Macbeth by William Shakespeare
My rating: 5 of 5 stars
One of Shakespeare’s crowning achievements. This play shows why the author is known as a great human observer. Why do we do evil things? Simply because we want to, and we want things we shouldn’t have.
The tragedy of MacBeth explores what it means to be a man and to have blood on your hands. The opening line sums it up nicely: “What bloody man is that?” MacBeth kills that speaker to take the throne himself. He gets away with it, but is driven to distraction and tyrannical isolation with a guilty conscience. His wife, who put him up to it, thinks at first that the deed is easily forgotten. But over time she is overcome to the point of suicide. They both are frightened at the slightest sound after they do the deed – another sign of a guilty conscience. Not only peace of mind, but all meaning and coherence are lost when we cling to sin:
“Life's but a walking shadow, a poor player That struts and frets his hour upon the stage And then is heard no more: it is a tale Told by an idiot, full of sound and fury, Signifying nothing.”
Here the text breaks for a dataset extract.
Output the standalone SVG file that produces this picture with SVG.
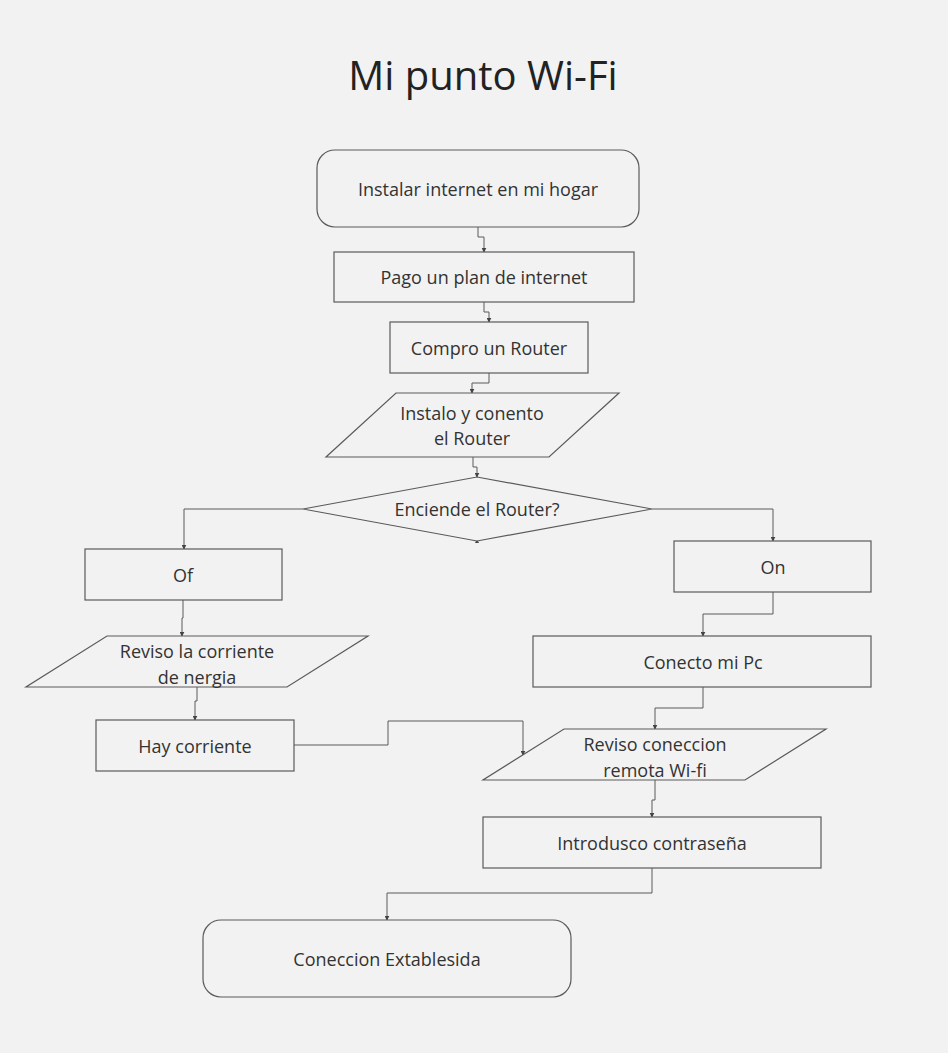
<svg xmlns="http://www.w3.org/2000/svg" width="948" height="1053" viewBox="0 0 948 1053">
<defs>
<style>
.bg{fill:#f2f2f2}
.shape{fill:#f2f2f2;stroke:#5a5a5a;stroke-width:1.2}
.lbl{font-family:"Open Sans","Liberation Sans",sans-serif;font-size:18px;fill:#333;text-anchor:middle;dominant-baseline:central}
.title{font-family:"Open Sans","Liberation Sans",sans-serif;font-size:40px;fill:#222;text-anchor:middle}
.conn{fill:none;stroke:#5a5a5a;stroke-width:1;marker-end:url(#arr)}
</style>
<marker id="arr" viewBox="0 0 8 8" refX="7" refY="4" markerWidth="5" markerHeight="5" orient="auto" markerUnits="userSpaceOnUse">
<path d="M0,0 L8,4 L0,8 z" fill="#444"/>
</marker>
</defs>
<rect class="bg" x="0" y="0" width="948" height="1053"/>
<text class="title" x="483" y="90">Mi punto Wi-Fi</text>

<g id="connectors">
<path class="conn" d="M478,227 V237 H484 V252"/>
<path class="conn" d="M484,302 V312 H489 V322"/>
<path class="conn" d="M489,373 V383 H472 V393"/>
<path class="conn" d="M473,457 V467 H477 V477"/>
<path class="conn" d="M303,509 H184 V549"/>
<path class="conn" d="M652,509 H773 V541"/>
<path class="conn" d="M183,600 V618 H182 V636"/>
<path class="conn" d="M197,687 V701 H195 V720"/>
<path class="conn" d="M294,745 H388 V721 H523 V755"/>
<path class="conn" d="M773,592 V614 H703 V636"/>
<path class="conn" d="M703,687 V708 H655 V729"/>
<path class="conn" d="M655,780 V800 H652 V817"/>
<path class="conn" d="M652,868 V893 H387 V920"/>
<path d="M475,543 L477,539 L479,543 z" fill="#444"/>
</g>

<g id="n-start">
<rect class="shape" x="317" y="150" width="322" height="77" rx="18"/>
<text class="lbl" x="478" y="189">Instalar internet en mi hogar</text>
</g>
<g id="n-pago">
<rect class="shape" x="334" y="252" width="300" height="50"/>
<text class="lbl" x="484" y="277">Pago un plan de internet</text>
</g>
<g id="n-compro">
<rect class="shape" x="390" y="322" width="198" height="51"/>
<text class="lbl" x="489" y="348">Compro un Router</text>
</g>
<g id="n-instalo">
<polygon class="shape" points="396,393 619,393 549,457 326,457"/>
<text class="lbl" x="472" y="413">Instalo y conento</text>
<text class="lbl" x="472" y="438">el Router</text>
</g>
<g id="n-decision">
<polygon class="shape" points="303,509 477,477 652,509 477,541"/>
<text class="lbl" x="477" y="509">Enciende el Router?</text>
</g>
<g id="n-of">
<rect class="shape" x="85" y="549" width="197" height="51"/>
<text class="lbl" x="183" y="575">Of</text>
</g>
<g id="n-reviso-corriente">
<polygon class="shape" points="107,636 368,636 287,687 26,687"/>
<text class="lbl" x="197" y="651">Reviso la corriente</text>
<text class="lbl" x="197" y="677">de nergia</text>
</g>
<g id="n-hay">
<rect class="shape" x="96" y="720" width="198" height="51"/>
<text class="lbl" x="195" y="746">Hay corriente</text>
</g>
<g id="n-on">
<rect class="shape" x="674" y="541" width="197" height="51"/>
<text class="lbl" x="773" y="567">On</text>
</g>
<g id="n-conecto">
<rect class="shape" x="533" y="636" width="338" height="51"/>
<text class="lbl" x="703" y="662">Conecto mi Pc</text>
</g>
<g id="n-reviso-conex">
<polygon class="shape" points="564,729 826,729 745,780 483,780"/>
<text class="lbl" x="655" y="744">Reviso coneccion</text>
<text class="lbl" x="655" y="770">remota Wi-fi</text>
</g>
<g id="n-introdusco">
<rect class="shape" x="483" y="817" width="338" height="51"/>
<text class="lbl" x="652" y="843">Introdusco contraseña</text>
</g>
<g id="n-end">
<rect class="shape" x="203" y="920" width="368" height="77" rx="18"/>
<text class="lbl" x="387" y="959">Coneccion Extablesida</text>
</g>
</svg>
This is not Shakespeare’s view of life, but the despairing Macbeth at the news of his wife’s suicide, as he clings to his sin.
There is a lot of biblical imagery, connecting MacBeth and Adam. It’s another fall from a high place, tempted by an evil spirit but responsible himself. Paradise is turned to hell. MacBeth is also like Saul, jealous of Banquo and his children and seeking both their deaths. He seeks out a witch in the end and falls in battle soon after.
Read it and weep. Read it and be convicted of where cherished sin will lead you.
But there is also a positive note in Malcolm of sin avenged, grief borne “like a man,” and rebellion set right.